_Available records_
[start]

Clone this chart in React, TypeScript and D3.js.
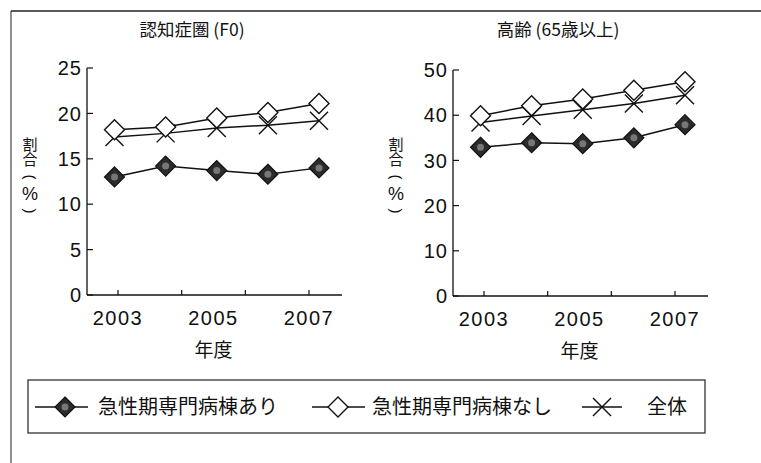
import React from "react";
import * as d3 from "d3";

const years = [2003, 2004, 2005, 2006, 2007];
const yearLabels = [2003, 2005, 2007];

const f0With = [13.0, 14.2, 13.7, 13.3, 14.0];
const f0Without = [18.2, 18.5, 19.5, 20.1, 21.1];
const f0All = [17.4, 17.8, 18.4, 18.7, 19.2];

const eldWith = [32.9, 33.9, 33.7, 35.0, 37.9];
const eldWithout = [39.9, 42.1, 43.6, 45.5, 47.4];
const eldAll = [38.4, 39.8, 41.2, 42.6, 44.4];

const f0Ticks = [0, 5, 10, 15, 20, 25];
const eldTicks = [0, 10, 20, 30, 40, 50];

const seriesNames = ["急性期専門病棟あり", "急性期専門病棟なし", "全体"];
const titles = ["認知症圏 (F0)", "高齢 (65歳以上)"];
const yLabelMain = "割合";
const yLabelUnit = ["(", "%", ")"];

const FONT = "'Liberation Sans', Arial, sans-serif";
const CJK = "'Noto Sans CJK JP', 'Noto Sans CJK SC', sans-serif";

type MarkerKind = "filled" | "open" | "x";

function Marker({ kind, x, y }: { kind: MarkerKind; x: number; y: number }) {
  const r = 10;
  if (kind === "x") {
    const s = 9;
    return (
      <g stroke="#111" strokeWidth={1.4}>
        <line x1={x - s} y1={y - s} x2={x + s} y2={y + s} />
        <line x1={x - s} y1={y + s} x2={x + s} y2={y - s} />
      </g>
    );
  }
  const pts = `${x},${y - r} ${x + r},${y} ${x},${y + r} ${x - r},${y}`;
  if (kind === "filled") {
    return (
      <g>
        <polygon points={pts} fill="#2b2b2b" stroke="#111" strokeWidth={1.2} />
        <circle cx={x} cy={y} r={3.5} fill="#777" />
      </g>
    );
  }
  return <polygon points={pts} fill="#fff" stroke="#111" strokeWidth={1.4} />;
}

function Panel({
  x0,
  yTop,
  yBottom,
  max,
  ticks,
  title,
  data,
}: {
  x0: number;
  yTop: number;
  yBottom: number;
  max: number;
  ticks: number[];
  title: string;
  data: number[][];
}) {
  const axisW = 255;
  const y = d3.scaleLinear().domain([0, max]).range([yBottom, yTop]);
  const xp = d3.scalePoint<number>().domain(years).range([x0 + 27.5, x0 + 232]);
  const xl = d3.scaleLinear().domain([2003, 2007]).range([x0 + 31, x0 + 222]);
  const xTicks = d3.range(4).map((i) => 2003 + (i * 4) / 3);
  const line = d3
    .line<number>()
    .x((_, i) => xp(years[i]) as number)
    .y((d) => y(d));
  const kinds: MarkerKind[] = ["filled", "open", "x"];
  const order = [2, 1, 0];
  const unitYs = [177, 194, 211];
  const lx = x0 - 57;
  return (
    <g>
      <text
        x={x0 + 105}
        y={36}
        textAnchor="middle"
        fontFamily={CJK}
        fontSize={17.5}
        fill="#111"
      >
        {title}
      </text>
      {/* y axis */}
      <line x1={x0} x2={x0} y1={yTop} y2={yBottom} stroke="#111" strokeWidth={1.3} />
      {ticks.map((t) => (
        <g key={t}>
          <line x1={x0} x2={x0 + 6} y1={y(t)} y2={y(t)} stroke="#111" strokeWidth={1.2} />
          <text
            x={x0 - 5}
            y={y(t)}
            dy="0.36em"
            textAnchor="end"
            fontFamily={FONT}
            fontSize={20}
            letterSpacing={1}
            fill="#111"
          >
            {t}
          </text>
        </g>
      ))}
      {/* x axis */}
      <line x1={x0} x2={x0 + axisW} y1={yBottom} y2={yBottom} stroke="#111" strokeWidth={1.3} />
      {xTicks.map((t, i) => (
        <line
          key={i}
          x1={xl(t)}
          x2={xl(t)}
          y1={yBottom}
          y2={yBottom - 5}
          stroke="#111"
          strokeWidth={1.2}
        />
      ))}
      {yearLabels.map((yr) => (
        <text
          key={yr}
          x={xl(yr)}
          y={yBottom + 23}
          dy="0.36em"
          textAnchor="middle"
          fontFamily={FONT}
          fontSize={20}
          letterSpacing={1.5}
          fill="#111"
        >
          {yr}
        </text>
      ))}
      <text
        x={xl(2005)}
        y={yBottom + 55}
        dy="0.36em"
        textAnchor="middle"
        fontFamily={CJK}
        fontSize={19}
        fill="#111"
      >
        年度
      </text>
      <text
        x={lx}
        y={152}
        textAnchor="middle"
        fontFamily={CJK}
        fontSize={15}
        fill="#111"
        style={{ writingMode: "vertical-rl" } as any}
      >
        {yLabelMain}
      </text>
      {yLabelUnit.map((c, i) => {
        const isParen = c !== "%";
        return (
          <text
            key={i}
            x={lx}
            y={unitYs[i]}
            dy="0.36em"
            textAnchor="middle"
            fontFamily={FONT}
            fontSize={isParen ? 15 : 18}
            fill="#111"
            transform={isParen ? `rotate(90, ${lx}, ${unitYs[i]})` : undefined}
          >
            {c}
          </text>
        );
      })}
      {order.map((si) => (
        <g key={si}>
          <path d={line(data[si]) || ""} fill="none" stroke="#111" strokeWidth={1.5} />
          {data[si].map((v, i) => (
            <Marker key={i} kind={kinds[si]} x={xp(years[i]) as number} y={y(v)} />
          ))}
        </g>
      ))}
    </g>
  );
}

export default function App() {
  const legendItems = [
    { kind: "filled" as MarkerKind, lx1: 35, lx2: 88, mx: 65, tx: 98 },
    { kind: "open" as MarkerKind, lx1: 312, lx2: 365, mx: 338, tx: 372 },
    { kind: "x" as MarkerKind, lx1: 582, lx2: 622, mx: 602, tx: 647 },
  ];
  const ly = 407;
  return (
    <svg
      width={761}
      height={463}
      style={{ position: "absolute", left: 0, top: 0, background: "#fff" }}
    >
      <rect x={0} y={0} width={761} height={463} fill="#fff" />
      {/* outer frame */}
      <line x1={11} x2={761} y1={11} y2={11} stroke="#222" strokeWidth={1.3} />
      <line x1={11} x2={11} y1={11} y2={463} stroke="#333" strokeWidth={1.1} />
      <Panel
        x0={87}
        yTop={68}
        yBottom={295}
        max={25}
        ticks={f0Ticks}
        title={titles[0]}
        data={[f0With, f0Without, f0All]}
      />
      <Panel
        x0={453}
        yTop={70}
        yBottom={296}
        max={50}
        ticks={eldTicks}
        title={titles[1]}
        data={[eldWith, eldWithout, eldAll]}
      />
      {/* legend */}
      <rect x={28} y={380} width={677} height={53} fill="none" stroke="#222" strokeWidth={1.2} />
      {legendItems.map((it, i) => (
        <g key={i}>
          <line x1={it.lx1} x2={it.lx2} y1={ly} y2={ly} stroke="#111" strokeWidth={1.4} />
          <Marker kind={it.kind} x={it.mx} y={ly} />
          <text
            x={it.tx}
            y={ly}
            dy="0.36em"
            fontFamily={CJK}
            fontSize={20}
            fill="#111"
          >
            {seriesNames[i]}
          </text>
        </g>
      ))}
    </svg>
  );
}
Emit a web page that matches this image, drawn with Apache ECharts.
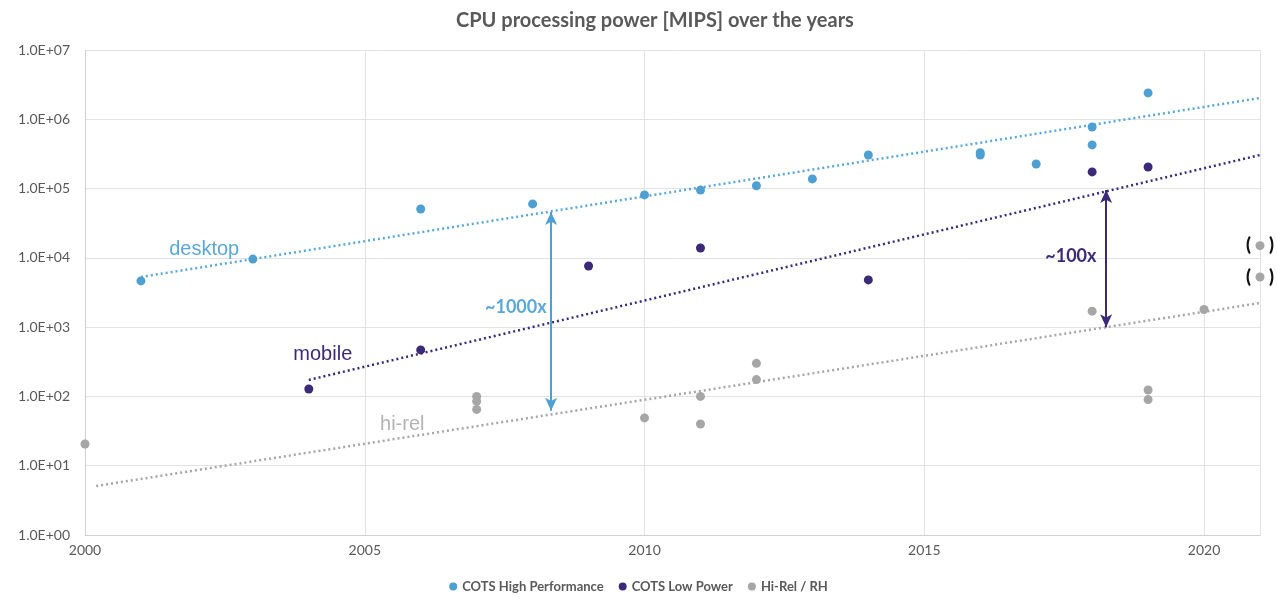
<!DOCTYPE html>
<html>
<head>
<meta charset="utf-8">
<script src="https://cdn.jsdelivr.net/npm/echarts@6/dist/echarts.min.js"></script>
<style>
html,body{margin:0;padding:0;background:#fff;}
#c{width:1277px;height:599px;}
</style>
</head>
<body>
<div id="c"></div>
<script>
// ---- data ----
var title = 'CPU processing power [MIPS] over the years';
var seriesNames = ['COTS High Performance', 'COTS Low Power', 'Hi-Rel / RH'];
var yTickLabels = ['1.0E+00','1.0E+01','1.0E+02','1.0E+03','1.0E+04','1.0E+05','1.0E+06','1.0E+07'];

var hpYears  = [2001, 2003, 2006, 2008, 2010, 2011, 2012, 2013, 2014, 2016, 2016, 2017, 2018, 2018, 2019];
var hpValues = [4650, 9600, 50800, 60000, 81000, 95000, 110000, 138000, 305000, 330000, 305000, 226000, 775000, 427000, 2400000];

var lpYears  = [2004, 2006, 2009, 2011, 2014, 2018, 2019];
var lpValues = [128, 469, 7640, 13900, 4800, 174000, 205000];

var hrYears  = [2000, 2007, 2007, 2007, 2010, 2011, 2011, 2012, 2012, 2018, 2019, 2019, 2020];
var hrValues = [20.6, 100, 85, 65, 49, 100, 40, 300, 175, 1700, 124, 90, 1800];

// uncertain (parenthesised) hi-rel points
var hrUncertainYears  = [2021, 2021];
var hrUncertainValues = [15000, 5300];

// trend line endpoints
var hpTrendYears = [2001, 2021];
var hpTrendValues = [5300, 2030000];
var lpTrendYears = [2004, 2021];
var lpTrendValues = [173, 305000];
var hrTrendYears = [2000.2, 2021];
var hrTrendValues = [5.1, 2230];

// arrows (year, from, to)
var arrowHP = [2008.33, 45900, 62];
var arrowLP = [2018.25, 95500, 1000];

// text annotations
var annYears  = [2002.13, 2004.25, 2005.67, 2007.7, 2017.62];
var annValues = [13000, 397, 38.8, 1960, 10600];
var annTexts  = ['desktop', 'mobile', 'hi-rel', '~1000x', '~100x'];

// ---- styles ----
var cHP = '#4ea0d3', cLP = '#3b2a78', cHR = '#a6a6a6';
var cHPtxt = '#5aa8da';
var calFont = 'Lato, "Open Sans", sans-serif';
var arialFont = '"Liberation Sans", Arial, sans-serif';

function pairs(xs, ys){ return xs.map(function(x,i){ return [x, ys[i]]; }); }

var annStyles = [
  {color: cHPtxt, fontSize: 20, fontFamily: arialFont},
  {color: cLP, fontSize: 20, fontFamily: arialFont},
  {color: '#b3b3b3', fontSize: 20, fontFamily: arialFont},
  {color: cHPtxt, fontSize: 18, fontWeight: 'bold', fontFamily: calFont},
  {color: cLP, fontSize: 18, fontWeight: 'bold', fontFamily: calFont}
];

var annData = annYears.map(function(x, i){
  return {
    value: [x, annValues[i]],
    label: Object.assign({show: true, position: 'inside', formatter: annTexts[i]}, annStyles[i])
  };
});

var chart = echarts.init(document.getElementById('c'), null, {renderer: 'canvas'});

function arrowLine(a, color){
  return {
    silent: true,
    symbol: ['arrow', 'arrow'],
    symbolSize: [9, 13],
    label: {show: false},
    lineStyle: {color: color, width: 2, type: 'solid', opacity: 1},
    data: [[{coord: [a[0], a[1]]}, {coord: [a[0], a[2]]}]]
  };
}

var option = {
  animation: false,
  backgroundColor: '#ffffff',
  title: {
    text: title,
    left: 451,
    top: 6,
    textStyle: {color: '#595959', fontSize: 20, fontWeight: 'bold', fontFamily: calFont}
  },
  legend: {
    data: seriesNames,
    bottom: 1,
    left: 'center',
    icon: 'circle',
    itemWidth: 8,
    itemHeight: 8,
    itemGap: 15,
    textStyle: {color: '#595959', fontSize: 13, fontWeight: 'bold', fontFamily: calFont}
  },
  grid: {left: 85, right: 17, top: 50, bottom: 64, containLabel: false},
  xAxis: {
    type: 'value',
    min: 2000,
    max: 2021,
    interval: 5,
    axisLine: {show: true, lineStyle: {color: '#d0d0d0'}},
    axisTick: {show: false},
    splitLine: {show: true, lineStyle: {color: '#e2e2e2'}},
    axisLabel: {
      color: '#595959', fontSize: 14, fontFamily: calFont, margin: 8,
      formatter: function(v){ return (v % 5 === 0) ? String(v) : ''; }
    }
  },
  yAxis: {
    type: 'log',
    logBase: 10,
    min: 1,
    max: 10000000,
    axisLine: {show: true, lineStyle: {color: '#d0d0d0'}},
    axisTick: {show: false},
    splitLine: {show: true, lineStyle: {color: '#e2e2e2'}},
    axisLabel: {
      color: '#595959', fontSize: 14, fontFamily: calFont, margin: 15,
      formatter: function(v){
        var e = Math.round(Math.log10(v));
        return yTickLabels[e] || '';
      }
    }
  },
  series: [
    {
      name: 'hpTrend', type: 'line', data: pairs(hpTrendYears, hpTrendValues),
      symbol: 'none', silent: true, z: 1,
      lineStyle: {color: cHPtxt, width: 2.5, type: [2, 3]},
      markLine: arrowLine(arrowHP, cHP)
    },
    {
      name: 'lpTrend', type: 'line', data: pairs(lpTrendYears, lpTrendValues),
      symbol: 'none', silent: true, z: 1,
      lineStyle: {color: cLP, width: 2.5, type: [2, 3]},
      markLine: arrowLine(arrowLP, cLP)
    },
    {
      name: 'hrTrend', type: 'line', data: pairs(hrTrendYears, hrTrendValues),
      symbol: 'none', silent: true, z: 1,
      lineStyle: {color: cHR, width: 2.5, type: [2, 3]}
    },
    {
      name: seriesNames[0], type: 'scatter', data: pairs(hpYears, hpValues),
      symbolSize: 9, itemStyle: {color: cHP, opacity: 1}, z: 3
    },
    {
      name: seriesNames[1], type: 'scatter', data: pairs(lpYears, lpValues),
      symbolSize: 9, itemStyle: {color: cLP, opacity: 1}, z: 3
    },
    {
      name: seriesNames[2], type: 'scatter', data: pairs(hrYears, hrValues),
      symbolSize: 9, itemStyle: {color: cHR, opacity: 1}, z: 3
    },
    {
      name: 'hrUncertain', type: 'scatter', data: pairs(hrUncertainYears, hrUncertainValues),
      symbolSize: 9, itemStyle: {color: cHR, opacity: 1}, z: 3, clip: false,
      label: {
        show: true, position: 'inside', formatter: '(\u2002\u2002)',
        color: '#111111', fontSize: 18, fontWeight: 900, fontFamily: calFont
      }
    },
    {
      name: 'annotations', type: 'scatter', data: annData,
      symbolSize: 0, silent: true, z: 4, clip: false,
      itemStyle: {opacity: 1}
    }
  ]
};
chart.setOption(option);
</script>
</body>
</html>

[end]

_Your objective_
Transcribe the lines between the one holding "Emit a web page" and the one holding "var lpValues = [128, 469, 7640, 13900, 4800, 174000, 205000];", inclusive, and leave out any pictures.

_Task output_
Emit a web page that matches this image, drawn with Apache ECharts.
<!DOCTYPE html>
<html>
<head>
<meta charset="utf-8">
<script src="https://cdn.jsdelivr.net/npm/echarts@6/dist/echarts.min.js"></script>
<style>
html,body{margin:0;padding:0;background:#fff;}
#c{width:1277px;height:599px;}
</style>
</head>
<body>
<div id="c"></div>
<script>
// ---- data ----
var title = 'CPU processing power [MIPS] over the years';
var seriesNames = ['COTS High Performance', 'COTS Low Power', 'Hi-Rel / RH'];
var yTickLabels = ['1.0E+00','1.0E+01','1.0E+02','1.0E+03','1.0E+04','1.0E+05','1.0E+06','1.0E+07'];

var hpYears  = [2001, 2003, 2006, 2008, 2010, 2011, 2012, 2013, 2014, 2016, 2016, 2017, 2018, 2018, 2019];
var hpValues = [4650, 9600, 50800, 60000, 81000, 95000, 110000, 138000, 305000, 330000, 305000, 226000, 775000, 427000, 2400000];

var lpYears  = [2004, 2006, 2009, 2011, 2014, 2018, 2019];
var lpValues = [128, 469, 7640, 13900, 4800, 174000, 205000];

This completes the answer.